WASHINGTON, DC — The pastor selected by President Obama to deliver the invocation at his inauguration on January 21 has announced he will withdraw from the proceedings, after comments he made during sermons in the 1990s were criticized as being homophobic.
A sermon by Atlanta-based Rev. Louie Giglio, the Pastor of Passion City Church, entitled “In Search of a Standard: Christian Response to Homosexuality,” includes a warning against LGBT Rights: “That movement is not a benevolent movement,” he preached.
Giglio added, “it is a movement to seize by any means necessary the feeling and the mood of the day, to the point where the homosexual lifestyle becomes accepted as a norm in our society and is given full standing as any other lifestyle, as it relates to family.”

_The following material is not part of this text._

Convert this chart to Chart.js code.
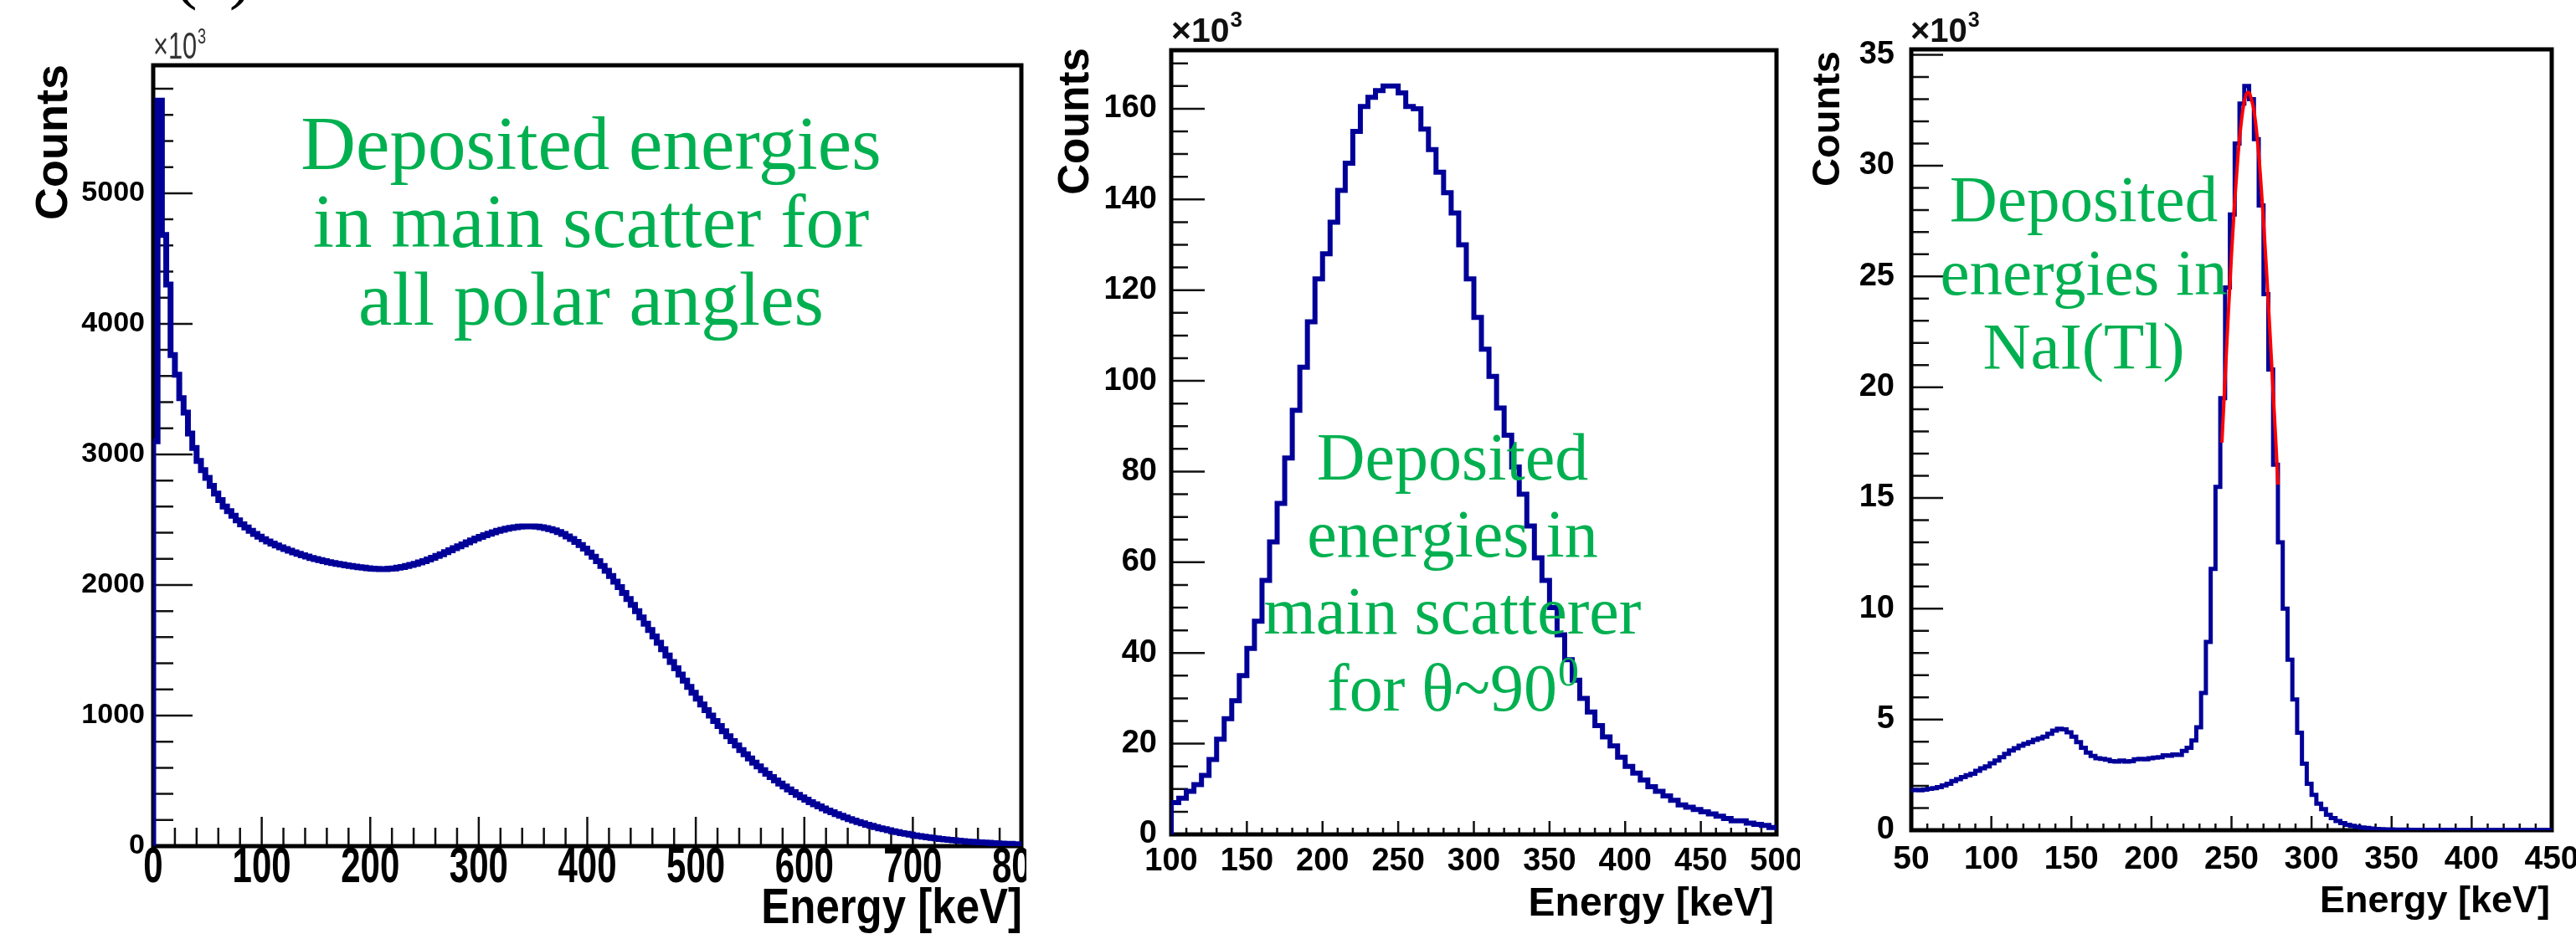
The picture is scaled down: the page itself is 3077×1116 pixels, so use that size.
<!DOCTYPE html>
<html>
<head>
<meta charset="utf-8">
<script src="https://cdn.jsdelivr.net/npm/chart.js@4.4.1/dist/chart.umd.min.js"></script>
<style>
  html, body { margin: 0; padding: 0; background: #fff; }
  body { width: 3077px; height: 1116px; position: relative; overflow: hidden; }
  canvas { position: absolute; top: 0; }
</style>
</head>
<body>
<canvas id="allAngles" style="left:0px" width="1226" height="1116"></canvas>
<canvas id="theta90" style="left:1230px" width="920" height="1116"></canvas>
<canvas id="nai" style="left:2150px" width="927" height="1116"></canvas>
<script>
// counts are in units of 10^3

// deposited energy in main scatterer, all polar angles: 4 keV bins from 0 keV
const allAnglesStart = 0;
const allAnglesBin = 4;
const allAnglesCounts = [
  3100, 5710, 4680, 4300, 3760, 3610, 3430, 3320, 3160, 3050,
  2950, 2880, 2820, 2760, 2700, 2650, 2600, 2565, 2530, 2495,
  2465, 2440, 2415, 2390, 2370, 2350, 2333, 2317, 2302, 2288,
  2275, 2262, 2250, 2238, 2227, 2217, 2207, 2198, 2190, 2182,
  2175, 2168, 2162, 2156, 2150, 2145, 2140, 2136, 2132, 2128,
  2125, 2123, 2122, 2122, 2124, 2127, 2132, 2138, 2145, 2153,
  2162, 2172, 2183, 2195, 2208, 2222, 2236, 2251, 2266, 2281,
  2296, 2311, 2326, 2341, 2355, 2368, 2381, 2393, 2404, 2414,
  2423, 2431, 2437, 2442, 2446, 2448, 2449, 2448, 2446, 2442,
  2436, 2428, 2418, 2405, 2390, 2372, 2352, 2330, 2305, 2278,
  2248, 2216, 2182, 2146, 2108, 2068, 2026, 1983, 1939, 1893,
  1847, 1800, 1752, 1704, 1655, 1606, 1557, 1508, 1459, 1410,
  1362, 1314, 1267, 1220, 1174, 1129, 1085, 1042, 1000, 959,
  919, 880, 842, 805, 770, 736, 703, 671, 640, 610,
  582, 554, 528, 503, 479, 456, 434, 413, 393, 374,
  355, 337, 320, 304, 288, 273, 259, 245, 232, 219,
  207, 196, 185, 174, 164, 155, 146, 137, 129, 121,
  114, 107, 100, 94, 88, 82, 77, 72, 67, 63,
  59, 55, 51, 48, 45, 42, 39, 36, 34, 31,
  29, 27, 25, 23, 21, 20, 18, 17, 15, 14
];
const allAnglesXTicks = [0, 100, 200, 300, 400, 500, 600, 700, 800];
const allAnglesYTicks = [0, 1000, 2000, 3000, 4000, 5000];

// main scatterer, theta ~ 90 deg: 5 keV bins from 100 keV
const theta90Start = 100;
const theta90Bin = 5;
const theta90Counts = [
  7, 8, 9.5, 11, 13, 16.5, 21, 25.5, 29.5, 35,
  41, 47, 56, 64.5, 73, 83, 93.5, 103, 113, 122.5,
  128, 135, 142, 148, 155, 160.5, 162.5, 164, 165, 165,
  163.5, 160.5, 160, 155.5, 151, 146, 141.5, 137, 130, 122.5,
  114, 107, 101, 94, 88, 81, 75, 68, 61, 56,
  50, 44, 38.5, 34, 30, 27, 24, 21.5, 19.5, 17,
  15, 13.5, 12, 10.5, 9.5, 8.5, 7.5, 6.5, 6, 5.5,
  5, 4.5, 4, 3.5, 3, 3, 2.5, 2.2, 2, 1.5
];
const theta90XTicks = [100, 150, 200, 250, 300, 350, 400, 450, 500];
const theta90YTicks = [0, 20, 40, 60, 80, 100, 120, 140, 160];

// NaI(Tl): 3 keV bins from 48 keV
const naiStart = 48;
const naiBin = 3;
const naiCounts = [
  1.80, 1.82, 1.80, 1.83, 1.87, 1.90, 1.95, 2.02, 2.10, 2.22,
  2.30, 2.40, 2.48, 2.55, 2.68, 2.80, 2.88, 3.02, 3.15, 3.30,
  3.45, 3.60, 3.70, 3.82, 3.90, 3.98, 4.08, 4.15, 4.22, 4.35,
  4.50, 4.58, 4.55, 4.42, 4.22, 3.98, 3.72, 3.50, 3.35, 3.25,
  3.22, 3.18, 3.12, 3.10, 3.15, 3.10, 3.12, 3.20, 3.22, 3.20,
  3.25, 3.28, 3.30, 3.38, 3.36, 3.42, 3.40, 3.58, 3.72, 4.05,
  4.65, 6.20, 8.50, 11.8, 15.5, 19.5, 24.5, 27.8, 31.0, 32.8,
  33.6, 33.0, 31.2, 28.2, 24.2, 20.8, 16.5, 13.0, 10.0, 7.7,
  5.9, 4.4, 3.0, 2.1, 1.6, 1.2, 0.95, 0.70, 0.55, 0.42,
  0.32, 0.25, 0.20, 0.15, 0.12, 0.10, 0.08, 0.06, 0.05, 0.04,
  0.04, 0.03, 0.03, 0.03, 0.02, 0.02, 0.02, 0.02, 0.02, 0.02,
  0.02, 0.02, 0.02, 0.02, 0.01, 0.01, 0.01, 0.01, 0.01, 0.01,
  0.01, 0.01, 0.01, 0.01, 0.01, 0.01, 0.01, 0.01, 0.01, 0.01,
  0.01, 0.01, 0.01, 0.01
];
// gaussian fit over the photopeak (red)
const naiFitEnergy = [244, 246, 248, 250, 252, 254, 256, 258, 260, 261, 262, 264, 266, 268, 270, 272, 274, 276, 278, 279];
const naiFitCounts = [17.5, 20.4, 23.3, 26.0, 28.4, 30.4, 31.9, 32.9, 33.3, 33.3, 33.1, 32.5, 31.3, 29.6, 27.5, 25.1, 22.5, 19.8, 17.1, 15.6];
const naiXTicks = [50, 100, 150, 200, 250, 300, 350, 400, 450];
const naiYTicks = [0, 5, 10, 15, 20, 25, 30, 35];

const BLUE = '#000099';
const GREEN = '#00b050';

function histPoints(start, width, counts) {
  const pts = [{x: start, y: 0}];
  counts.forEach((c, i) => pts.push({x: start + i * width, y: c}));
  pts.push({x: start + counts.length * width, y: counts[counts.length - 1]});
  return pts;
}

function forTicks(min, max, minor, major, fn) {
  const k0 = Math.ceil(min / minor - 1e-9), k1 = Math.floor(max / minor + 1e-9);
  for (let k = k0; k <= k1; k++) {
    const v = k * minor;
    const r = v / major;
    fn(v, Math.abs(r - Math.round(r)) < 1e-6);
  }
}

function drawText(ctx, str, x, y, font, o = {}) {
  ctx.save();
  ctx.font = font;
  ctx.fillStyle = o.color || '#000';
  ctx.textAlign = o.align || 'center';
  ctx.textBaseline = 'middle';
  ctx.translate(x, y);
  if (o.rotate) ctx.rotate(o.rotate);
  ctx.scale(o.sx || 1, 1);
  ctx.fillText(str, 0, 0);
  ctx.restore();
}

// text with a raised suffix, e.g. x10^3 or 90^0
function drawSup(ctx, base, sup, x, y, font, supFont, rise, o = {}) {
  ctx.save();
  ctx.fillStyle = o.color || '#000';
  ctx.textBaseline = 'middle';
  ctx.textAlign = 'left';
  ctx.translate(x, y);
  ctx.scale(o.sx || 1, 1);
  ctx.font = font;
  const wb = ctx.measureText(base).width;
  ctx.font = supFont;
  const ws = ctx.measureText(sup).width;
  const x0 = o.align === 'center' ? -(wb + ws) / 2 : 0;
  ctx.font = font;
  ctx.fillText(base, x0, 0);
  ctx.font = supFont;
  ctx.fillText(sup, x0 + wb + 1, -rise);
  ctx.restore();
}

function rootPanel(cfg) {
  return {
    id: 'rootPanel',
    beforeDatasetsDraw(chart) {
      const {ctx, chartArea: a, scales: {x, y}} = chart;
      ctx.save();
      ctx.strokeStyle = '#111';
      ctx.lineWidth = 2.5;
      ctx.beginPath();
      forTicks(x.min, x.max, cfg.xMinor, cfg.xMajor, (v, major) => {
        const px = x.getPixelForValue(v);
        ctx.moveTo(px, a.bottom);
        ctx.lineTo(px, a.bottom - (major ? cfg.xMajorLen : cfg.xMinorLen));
      });
      forTicks(y.min, y.max, cfg.yMinor, cfg.yMajor, (v, major) => {
        const py = y.getPixelForValue(v);
        ctx.moveTo(a.left, py);
        ctx.lineTo(a.left + (major ? cfg.yMajorLen : cfg.yMinorLen), py);
      });
      ctx.stroke();
      ctx.strokeStyle = '#000';
      ctx.lineWidth = 5;
      ctx.strokeRect(a.left, a.top, a.right - a.left, a.bottom - a.top);
      ctx.restore();
    },
    afterDraw(chart) {
      const {ctx, scales: {x, y}} = chart;
      const xl = cfg.xLabel, yl = cfg.yLabel;
      cfg.xTicks.forEach(v => drawText(ctx, String(v), x.getPixelForValue(v), xl.y, xl.font, {sx: xl.sx}));
      cfg.yTicks.forEach(v => drawText(ctx, String(v), yl.x, y.getPixelForValue(v), yl.font, {align: 'right'}));
      const xt = cfg.xTitle;
      drawText(ctx, 'Energy [keV]', xt.x, xt.y, xt.font, {align: 'right', sx: xt.sx});
      const yt = cfg.yTitle;
      drawText(ctx, 'Counts', yt.x, yt.y, yt.font, {rotate: -Math.PI / 2});
      const m = cfg.power;
      drawSup(ctx, '\u00d710', '3', m.x, m.y, m.font, m.supFont, m.rise, {sx: m.sx, color: m.color});
      const n = cfg.note;
      n.lines.forEach((line, i) => {
        const yy = n.y + i * n.gap;
        if (line.sup) {
          drawSup(ctx, line.text, line.sup, n.x, yy, n.font, n.supFont, n.rise, {align: 'center', color: GREEN});
        } else {
          drawText(ctx, line.text, n.x, yy, n.font, {color: GREEN});
        }
      });
      if (cfg.extra) cfg.extra(ctx);
    }
  };
}

function makePanel(id, cfg) {
  const canvas = document.getElementById(id);
  const W = canvas.width, H = canvas.height, a = cfg.area;
  return new Chart(canvas, {
    type: 'line',
    data: { datasets: cfg.datasets },
    options: {
      responsive: false,
      animation: false,
      devicePixelRatio: 1,
      layout: { padding: { left: 0, top: a.top, right: W - a.right, bottom: 0 } },
      plugins: { legend: { display: false }, tooltip: { enabled: false } },
      elements: { point: { radius: 0 } },
      scales: {
        x: {
          type: 'linear', min: cfg.xMin, max: cfg.xMax,
          grid: { display: false }, border: { display: false }, ticks: { display: false },
          afterFit: s => { s.height = H - a.bottom; }
        },
        y: {
          type: 'linear', min: 0, max: cfg.yMax,
          grid: { display: false }, border: { display: false }, ticks: { display: false },
          afterFit: s => { s.width = a.left; }
        }
      }
    },
    plugins: [rootPanel(cfg)]
  });
}

const sans = '"Liberation Sans", Arial, sans-serif';
const serif = '"Liberation Serif", "Times New Roman", serif';

makePanel('allAngles', {
  area: { left: 183, top: 78, right: 1220, bottom: 1011 },
  xMin: 0, xMax: 800, yMax: 5980,
  xMajor: 100, xMinor: 20, xMajorLen: 35, xMinorLen: 22,
  yMajor: 1000, yMinor: 200, yMajorLen: 47, yMinorLen: 24,
  xTicks: allAnglesXTicks, yTicks: allAnglesYTicks,
  xLabel: { y: 1037, font: `bold 60px ${sans}`, sx: 0.7 },
  yLabel: { x: 173, font: `bold 34px ${sans}` },
  xTitle: { x: 1221, y: 1086, font: `bold 60px ${sans}`, sx: 0.85 },
  yTitle: { x: 65, y: 170, font: `bold 54px ${sans}` },
  power: { x: 183, y: 58, font: `44px ${sans}`, supFont: `26px ${sans}`, rise: 13, sx: 0.7, color: '#333' },
  note: {
    x: 706, y: 178, gap: 93, font: `91px ${serif}`,
    lines: [{text: 'Deposited energies'}, {text: 'in main scatter for'}, {text: 'all polar angles'}]
  },
  extra: ctx => {
    ctx.save();
    ctx.font = `86px ${serif}`;
    ctx.fillStyle = '#000';
    ctx.textBaseline = 'alphabetic';
    ctx.fillText('(a)', 207, -6);
    ctx.restore();
  },
  datasets: [{
    data: histPoints(allAnglesStart, allAnglesBin, allAnglesCounts),
    stepped: 'before', borderColor: BLUE, borderWidth: 7, fill: false, borderJoinStyle: 'miter'
  }]
});

makePanel('theta90', {
  area: { left: 169, top: 60, right: 892, bottom: 997 },
  xMin: 100, xMax: 500, yMax: 172.9,
  xMajor: 50, xMinor: 10, xMajorLen: 16, xMinorLen: 8,
  yMajor: 20, yMinor: 5, yMajorLen: 40, yMinorLen: 20,
  xTicks: theta90XTicks, yTicks: theta90YTicks,
  xLabel: { y: 1030, font: `bold 38px ${sans}` },
  yLabel: { x: 152, font: `bold 38px ${sans}` },
  xTitle: { x: 889, y: 1081, font: `bold 48px ${sans}` },
  yTitle: { x: 56, y: 145, font: `bold 51px ${sans}` },
  power: { x: 169, y: 39, font: `bold 41px ${sans}`, supFont: `bold 26px ${sans}`, rise: 14, color: '#111' },
  note: {
    x: 505, y: 552, gap: 92, font: `80px ${serif}`, supFont: `50px ${serif}`, rise: 22,
    lines: [{text: 'Deposited'}, {text: 'energies in'}, {text: 'main scatterer'}, {text: 'for \u03b8~90', sup: '0'}]
  },
  datasets: [{
    data: histPoints(theta90Start, theta90Bin, theta90Counts),
    stepped: 'before', borderColor: BLUE, borderWidth: 6, fill: false, borderJoinStyle: 'miter'
  }]
});

makePanel('nai', {
  area: { left: 133, top: 59, right: 898, bottom: 992 },
  xMin: 50, xMax: 450, yMax: 35.25,
  xMajor: 50, xMinor: 10, xMajorLen: 17, xMinorLen: 8,
  yMajor: 5, yMinor: 1, yMajorLen: 38, yMinorLen: 21,
  xTicks: naiXTicks, yTicks: naiYTicks,
  xLabel: { y: 1027, font: `bold 39px ${sans}` },
  yLabel: { x: 113, font: `bold 38px ${sans}` },
  xTitle: { x: 896, y: 1078, font: `bold 45px ${sans}` },
  yTitle: { x: 34, y: 142, font: `bold 47px ${sans}` },
  power: { x: 132, y: 39, font: `bold 40px ${sans}`, supFont: `bold 25px ${sans}`, rise: 14, color: '#111' },
  note: {
    x: 339, y: 243, gap: 88, font: `79px ${serif}`,
    lines: [{text: 'Deposited'}, {text: 'energies in'}, {text: 'NaI(Tl)'}]
  },
  datasets: [{
    data: naiFitEnergy.map((e, i) => ({x: e, y: naiFitCounts[i]})),
    borderColor: '#ff0000', borderWidth: 4, fill: false, cubicInterpolationMode: 'monotone', order: 0
  }, {
    data: histPoints(naiStart, naiBin, naiCounts),
    stepped: 'before', borderColor: BLUE, borderWidth: 5, fill: false, borderJoinStyle: 'miter', order: 1
  }]
});
</script>
</body>
</html>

He also said that homosexuality “is sin in the eyes of God, and it is sin in the word of God.”
Giglio, the founder of Passion Conferences, a faith-based ministry that organizes college students in prayer activities, urged Christians to oppose the gay rights “aggressive agenda,” and said that “the healing power of Jesus” is “the only way out of a homosexual lifestyle.”
LGBT advocates criticized the selection of Giglio as insensitive to gays. The reaction to Giglio’s selection contrasted sharply with that of Richard Blanco, an openly gay Cuban-American writer who was chosen to serve as this year’s inaugural poet.